For each type of item, maybe one from each product group and/or location, check that all its attributes in every file are correct or at least pass a sanity check. The more you can spot check from a broad range of items, the less likely you will have issues post go live.
Validating Transactional Data
Transactional files may all have a format similar to this:
1: Find and explain weird numbers in each transactional file
These should be checked for “weird” numbers in the Quantity field. Then you can proceed to:
- Filter for dates outside the range you expect or missing expected dates entirely.
- Find where Transaction identifiers and line numbers are missing. They shouldn’t be.
- If there is more than one record for a given Transaction ID and Transaction Line Number combination, is that a mistake? Put another way, should duplicate records have their quantities summed together or is that double counting?
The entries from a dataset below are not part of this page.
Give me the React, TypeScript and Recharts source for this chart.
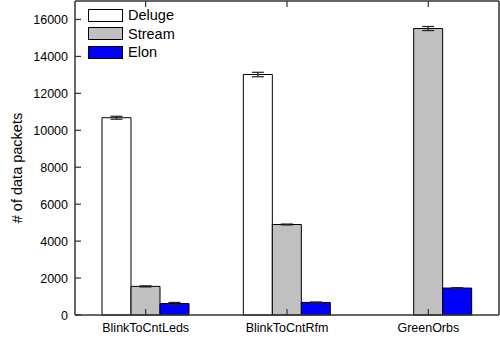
import { BarChart, Bar, XAxis, YAxis, ErrorBar } from 'recharts';

const categories = ['BlinkToCntLeds', 'BlinkToCntRfm', 'GreenOrbs'];
const deluge = [10680, 13020, 0];
const delugeErr = [80, 120, 0];
const stream = [1550, 4900, 15510];
const streamErr = [30, 25, 110];
const elon = [620, 680, 1460];
const elonErr = [60, 25, 25];
const yTicks = [0, 2000, 4000, 6000, 8000, 10000, 12000, 14000, 16000];

const series = [
  { key: 'Deluge', color: '#ffffff' },
  { key: 'Stream', color: '#c0c0c0' },
  { key: 'Elon', color: '#0000ff' },
];

const data = categories.map((name, i) => ({
  name,
  Deluge: deluge[i],
  DelugeErr: delugeErr[i],
  Stream: stream[i],
  StreamErr: streamErr[i],
  Elon: elon[i],
  ElonErr: elonErr[i],
}));

const FONT = '"Liberation Sans", Arial, sans-serif';
const AXIS = '#333333';

function LeftTick(props: any) {
  const { x, y, payload } = props;
  return (
    <g>
      <line x1={x} y1={y} x2={x + 6} y2={y} stroke={AXIS} strokeWidth={1.2} />
      <text x={x - 7} y={y} dy={4.5} textAnchor="end" fontSize={12.5} fontFamily={FONT} fill="#000">
        {payload.value}
      </text>
    </g>
  );
}

function RightTick(props: any) {
  const { x, y } = props;
  return <line x1={x} y1={y} x2={x - 6} y2={y} stroke={AXIS} strokeWidth={1.2} />;
}

function BottomTick(props: any) {
  const { x, y, payload } = props;
  return (
    <g>
      <line x1={x} y1={y} x2={x} y2={y - 6} stroke={AXIS} strokeWidth={1.2} />
      <text x={x} y={y + 17} textAnchor="middle" fontSize={12.5} fontFamily={FONT} fill="#000">
        {payload.value}
      </text>
    </g>
  );
}

function TopTick(props: any) {
  const { x, y } = props;
  return <line x1={x} y1={y} x2={x} y2={y + 6} stroke={AXIS} strokeWidth={1.2} />;
}

function LegendBox() {
  return (
    <div
      style={{
        position: 'absolute',
        left: 88,
        top: 6,
        fontFamily: FONT,
        fontSize: 14.5,
        lineHeight: '18.5px',
      }}
    >
      {series.map((s) => (
        <div key={s.key} style={{ display: 'flex', alignItems: 'center' }}>
          <div style={{ width: 33, height: 11, background: s.color, border: '1px solid #000', marginRight: 5 }} />
          <span>{s.key}</span>
        </div>
      ))}
    </div>
  );
}

export default function App() {
  return (
    <div style={{ position: 'absolute', left: 0, top: 0, width: 500, height: 341, background: '#fff' }}>
      <BarChart
        width={500}
        height={341}
        data={data}
        margin={{ top: 0, right: 0, left: 74, bottom: 0 }}
        barSize={29}
        barGap={0}
      >
        <XAxis
          dataKey="name"
          xAxisId="bottom"
          tick={<BottomTick />}
          tickLine={false}
          tickSize={0}
          tickMargin={0}
          axisLine={{ stroke: AXIS, strokeWidth: 1.5 }}
          interval={0}
          height={26}
        />
        <XAxis
          dataKey="name"
          xAxisId="top"
          orientation="top"
          tick={<TopTick />}
          tickLine={false}
          tickSize={0}
          tickMargin={0}
          axisLine={{ stroke: AXIS, strokeWidth: 1.5 }}
          interval={0}
          height={1}
        />
        <YAxis
          yAxisId="left"
          domain={[0, 17000]}
          ticks={yTicks}
          tick={<LeftTick />}
          tickLine={false}
          tickSize={0}
          tickMargin={0}
          axisLine={{ stroke: AXIS, strokeWidth: 1.5 }}
          width={1}
          label={{
            content: () => (
              <text
                x={22}
                y={168}
                transform="rotate(-90 22 168)"
                textAnchor="middle"
                fontSize={14.5}
                fontFamily={FONT}
                fill="#000"
              >
                # of data packets
              </text>
            ),
          }}
        />
        <YAxis
          yAxisId="right"
          orientation="right"
          domain={[0, 17000]}
          ticks={yTicks}
          tick={<RightTick />}
          tickLine={false}
          tickSize={0}
          tickMargin={0}
          axisLine={{ stroke: AXIS, strokeWidth: 1.5 }}
          width={1}
        />
        {series.map((s) => (
          <Bar
            key={s.key}
            dataKey={s.key}
            xAxisId="bottom"
            yAxisId="left"
            fill={s.color}
            stroke="#000"
            strokeWidth={1}
            isAnimationActive={false}
          >
            <ErrorBar dataKey={`${s.key}Err`} width={6} stroke="#222" strokeWidth={1.2} />
          </Bar>
        ))}
      </BarChart>
      <LegendBox />
    </div>
  );
}
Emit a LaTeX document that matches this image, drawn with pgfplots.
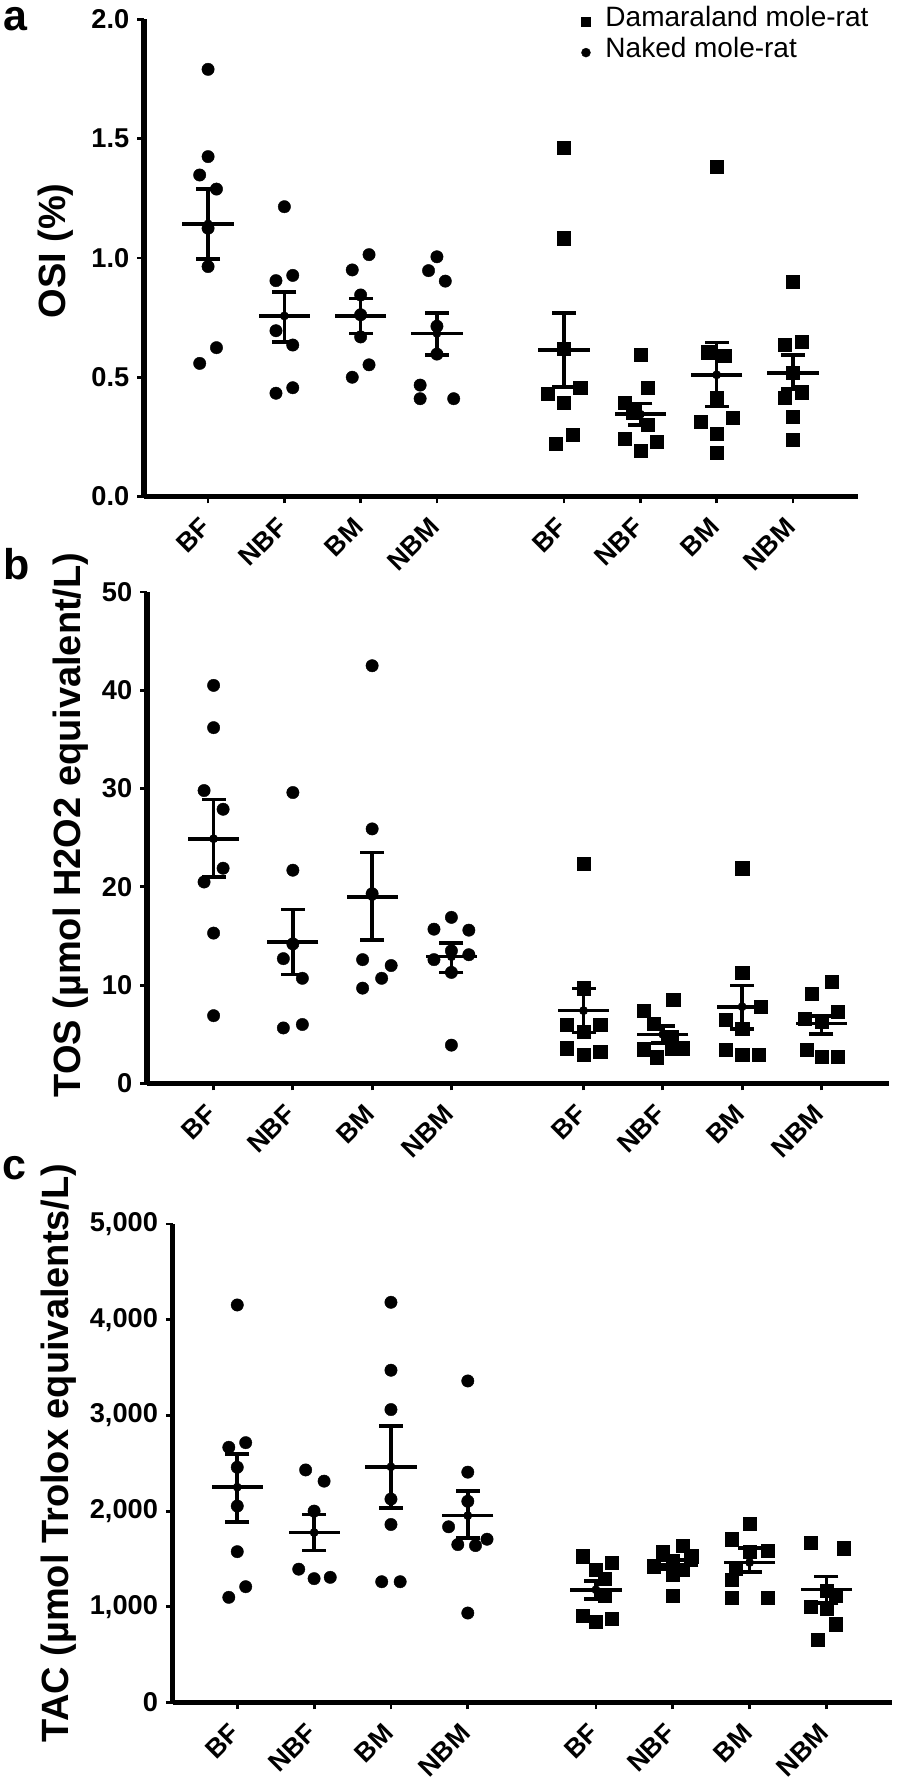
\documentclass[border=0pt]{standalone}
\usepackage{fontspec}
\setmainfont{Liberation Sans}[BoldFont={Liberation Sans Bold}]
\usepackage{pgfplots}
\usepackage{pgfplotstable}
\pgfplotsset{compat=1.18}

\newcommand\tfont{\fontsize{13.6}{16}\selectfont\bfseries}
\newcommand\xfont{\fontsize{13.3}{16}\selectfont\bfseries}
\newcommand\lfont{\fontsize{19}{22}\selectfont\bfseries}
\newcommand\pfont{\fontsize{21.5}{24}\selectfont\bfseries}

% ---------- Panel a: OSI ----------
\pgfplotstableread{
x y
1 1.791
1 1.425
0.89 1.348
1.11 1.289
1 1.125
1 0.964
1.11 0.624
0.89 0.558
2 1.215
2.11 0.927
1.89 0.905
1.89 0.695
2.11 0.635
2.11 0.456
1.89 0.433
3.11 1.014
2.89 0.950
3 0.845
3 0.762
3 0.669
3.11 0.552
2.89 0.500
4 1.005
3.89 0.947
4.11 0.903
4 0.714
4 0.597
3.78 0.467
3.78 0.410
4.22 0.410
}\aNaked
\pgfplotstableread{
x y
5.667 1.461
5.667 1.083
5.667 0.620
5.877 0.455
5.447 0.432
5.667 0.392
5.777 0.258
5.557 0.222
6.667 0.593
6.767 0.455
6.457 0.392
6.567 0.353
6.767 0.300
6.457 0.243
6.877 0.230
6.667 0.192
7.667 1.382
7.557 0.605
7.777 0.590
7.667 0.414
7.877 0.330
7.457 0.315
7.667 0.264
7.667 0.185
8.667 0.902
8.777 0.650
8.557 0.635
8.667 0.518
8.777 0.437
8.557 0.413
8.667 0.335
8.667 0.237
}\aDama
\pgfplotstableread{
x m lo hi
1 1.143 0.997 1.289
2 0.757 0.647 0.858
3 0.758 0.683 0.830
4 0.684 0.594 0.770
5.667 0.615 0.459 0.770
6.667 0.345 0.300 0.390
7.667 0.510 0.377 0.645
8.667 0.518 0.450 0.593
}\aSum

% ---------- Panel b: TOS ----------
\pgfplotstableread{
x y
1 40.5
1 36.2
0.88 29.8
1.12 27.9
1.12 21.9
0.88 20.5
1 15.3
1 6.9
2 29.6
2 21.7
2 14.2
1.88 12.7
2.12 10.7
2.12 6.0
1.88 5.65
3 42.5
3 25.9
3 19.3
2.88 12.6
3.24 12.0
3.12 10.7
2.88 9.7
4 16.9
3.78 15.7
4.22 15.6
4 13.5
3.78 12.6
4.22 13.1
4 11.3
4 3.9
}\bNaked
\pgfplotstableread{
x y
5.667 22.4
5.667 9.7
5.457 5.95
5.877 5.95
5.667 5.3
5.457 3.6
5.667 2.9
5.877 3.2
6.797 8.56
6.427 7.41
6.547 6.12
6.777 4.76
6.427 3.48
6.587 2.67
6.777 3.5
6.917 3.6
7.667 21.9
7.667 11.3
7.897 7.8
7.457 6.46
7.667 5.6
7.457 3.4
7.667 2.9
7.877 2.9
8.793 10.36
8.541 9.17
8.877 7.3
8.457 6.63
8.667 6.29
8.477 3.4
8.667 2.73
8.877 2.73
}\bDama
\pgfplotstableread{
x m lo hi
1 24.9 21.0 28.9
2 14.4 11.1 17.7
3 19.0 14.6 23.5
4 12.9 11.3 14.3
5.667 7.41 5.2 9.68
6.667 5.0 4.15 5.85
7.667 7.81 5.54 9.95
8.667 6.12 5.04 6.87
}\bSum

% ---------- Panel c: TAC ----------
\pgfplotstableread{
x y
1 4154
1.11 2715
0.89 2667
1 2458
1 2053
1 1576
1.11 1210
0.89 1099
1.89 2430
2.13 2313
2 2000
1.8 1393
2.21 1308
2 1294
3 4182
3 3472
3 3061
3 2126
3 1860
2.88 1262
3.12 1262
4 3360
4 2407
4 2103
3.75 1836
4.25 1706
3.87 1650
4.1 1640
4 935
}\cNaked
\pgfplotstableread{
x y
5.497 1528
5.877 1463
5.667 1388
5.777 1294
5.777 1121
5.497 911
5.877 879
5.667 841
6.797 1636
6.537 1575
6.907 1528
6.667 1481
6.417 1425
6.797 1388
6.667 1332
6.667 1112
7.667 1869
7.437 1706
7.907 1589
7.667 1575
7.487 1402
7.437 1285
7.437 1098
7.907 1098
8.467 1668
8.887 1612
8.667 1168
8.787 1121
8.467 1005
8.667 981
8.787 818
8.557 654
}\cDama
\pgfplotstableread{
x m lo hi
1 2250 1889 2597
2 1776 1589 1963
3 2463 2033 2888
4 1953 1720 2210
5.667 1178 1084 1271
6.667 1439 1393 1486
7.667 1463 1364 1612
8.667 1182 1042 1318
}\cSum

\pgfplotsset{
  molestyle/.style={
    scale only axis,
    anchor=south west,
    axis lines=left,
    axis line style={-, line width=2.6pt},
    x axis line style={-, line width=2.6pt},
    y axis line style={-, line width=2.6pt},
    every outer x axis line/.append style={-, line width=2.6pt},
    every outer y axis line/.append style={-, line width=2.6pt},
    xmin=0.16, xmax=9.52,
    xtick={1,2,3,4,5.667,6.667,7.667,8.667},
    xticklabels={BF,NBF,BM,NBM,BF,NBF,BM,NBM},
    tick align=outside,
    major tick length=3.4pt,
    tick style={line width=1.4pt, black},
    xticklabel style={font=\xfont, inner sep=0pt, yshift=-9.6pt, xshift=-1pt, rotate=45, anchor=east},
    yticklabel style={font=\tfont, inner sep=0pt, xshift=-3.8pt, anchor=east},
    clip=false,
  },
  naked/.style={black, only marks, mark=*, mark size=3.1pt, mark options={fill=black, draw=black, line width=0.2pt}},
  dama/.style={black, only marks, mark=square*, mark size=3.3pt, mark options={fill=black, draw=black, line width=0.2pt}},
  meanbar/.style={black, only marks, mark=-, mark size=12.8pt, mark options={line width=1.8pt}, forget plot},
  capbar/.style={black, only marks, mark=-, mark size=6pt, mark options={line width=1.8pt}, forget plot},
  sembar/.style={black, only marks, mark=none, forget plot, error bars/.cd, y dir=both, y explicit, error mark=none, error bar style={line width=1.8pt, black}},
}

\newcommand\summary[1]{%
  \addplot[meanbar] table[x=x, y=m] {#1};
  \addplot[capbar] table[x=x, y=lo] {#1};
  \addplot[capbar] table[x=x, y=hi] {#1};
  \addplot[sembar] table[x=x, y=m, y error plus expr=\thisrow{hi}-\thisrow{m}, y error minus expr=\thisrow{m}-\thisrow{lo}] {#1};
}

\begin{document}
\begin{tikzpicture}
\path[use as bounding box] (0,0) rectangle (448pt,889.5pt);

% Panel a
\begin{axis}[molestyle,
  at={(72pt,641.25pt)}, width=357pt, height=238.5pt,
  ymin=0, ymax=2,
  ytick={0,0.5,1,1.5,2}, yticklabels={0.0,0.5,1.0,1.5,2.0},
  legend cell align=left,
  legend style={at={(0.6127,1.0268)}, anchor=north west, draw=none, fill=none,
    inner sep=0pt, outer sep=0pt, row sep=0pt, column sep=7.5pt,
    font=\fontsize{14}{16}\selectfont,
    nodes={inner sep=0pt, text height=10pt, text depth=5.3pt}},
  legend image code/.code={\draw[#1, mark size=2.25pt] plot coordinates {(0pt,0pt)};},
]
\addplot[dama] table {\aDama};
\addlegendentry{Damaraland mole-rat}
\addplot[naked] table {\aNaked};
\addlegendentry{Naked mole-rat}
\summary{\aSum}
\end{axis}

% Panel b
\begin{axis}[molestyle,
  at={(73.5pt,347.75pt)}, width=371pt, height=245.75pt,
  ymin=0, ymax=50,
  ytick={0,10,20,30,40,50}, yticklabels={0,10,20,30,40,50},
]
\addplot[dama] table {\bDama};
\addplot[naked] table {\bNaked};
\summary{\bSum}
\end{axis}

% Panel c
\begin{axis}[molestyle,
  at={(86.35pt,38.25pt)}, width=359.65pt, height=239.25pt,
  ymin=0, ymax=5000,
  ytick={0,1000,2000,3000,4000,5000}, yticklabels={0,{1,000},{2,000},{3,000},{4,000},{5,000}},
]
\addplot[dama] table {\cDama};
\addplot[naked] table {\cNaked};
\summary{\cSum}
\end{axis}

% axis titles
\node[rotate=90, anchor=base, font=\lfont] at (32.5pt,764pt) {OSI (\%)};
\node[rotate=90, anchor=base, font=\lfont] at (40pt,477pt) {TOS (µmol H2O2 equivalent/L)};
\node[rotate=90, anchor=base, font=\lfont] at (34.15pt,163pt) {TAC (µmol Trolox equivalents/L)};

% panel letters
\node[anchor=base west, inner sep=0pt, font=\pfont] at (1.5pt,874pt) {a};
\node[anchor=base west, inner sep=0pt, font=\pfont] at (1.5pt,599.5pt) {b};
\node[anchor=base west, inner sep=0pt, font=\pfont] at (1pt,299.5pt) {c};
\end{tikzpicture}
\end{document}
2: Sanity check summed quantities
Do a sanity check by filtering to a particular product you’re familiar with, and filter to a relatable date range such as last month or last year, and sum the quantities. Is that total amount what you expected for that product in that time frame? If you have information on total usage out of a location, you can slice the data that way to sum the quantities and compare to what you expect. Pivot tables come in handy for verification of transactional data. With them, you can view the data like:
The products’ yearly total may be simple to sanity check if you know the products well. Or you can VLOOKUP to add attributes, such as product group, and pivot on that to see a higher level that is more familiar:
|Product Group||Year||Quantity Total|
3: Sanity check count of records
It may help to display a count of transactions rather than a sum of the quantities, especially for purchase order data. Such as:
|Product||Year||Number of POs|
And/or the same summarization at a higher level, like:
|Product Group||Year||Number of POs|
4: Spot checking
Spot checking the correctness of a single transaction, for each type of item and each type of transaction, completes due diligence. Pay special attention to what date is tied to the transaction, and whether it is right for the analysis. Dates may be a creation date, like the date a customer placed an order with you, or a promise date, like the date you expected to deliver on the customer’s order at the time of creating it, or a fulfilment date, when you actually delivered on the order. Sometimes a promise date gets modified days after creating the order if it can’t be met. Make sure the date in use reflects actual demand by the customer for the product most closely.
What to do about bad data
If the mis-entries are few or one-off, you can edit the ERP records by hand as they are found, cleaning up your catalog attributes, even after go-live with the application. But if large swathes of attributes or transaction quantities are off, this can spur an internal project to re-enter data correctly and possibly to change or start to document the process that needs to be followed when new records are entered into your ERP.
Care must be taken to avoid too long a delay in implementation of the SaaS application while waiting on clean attributes. Break the work into chunks and use the application to analyze the clean data first so the data cleansing project occurs in parallel with getting value out of the new application.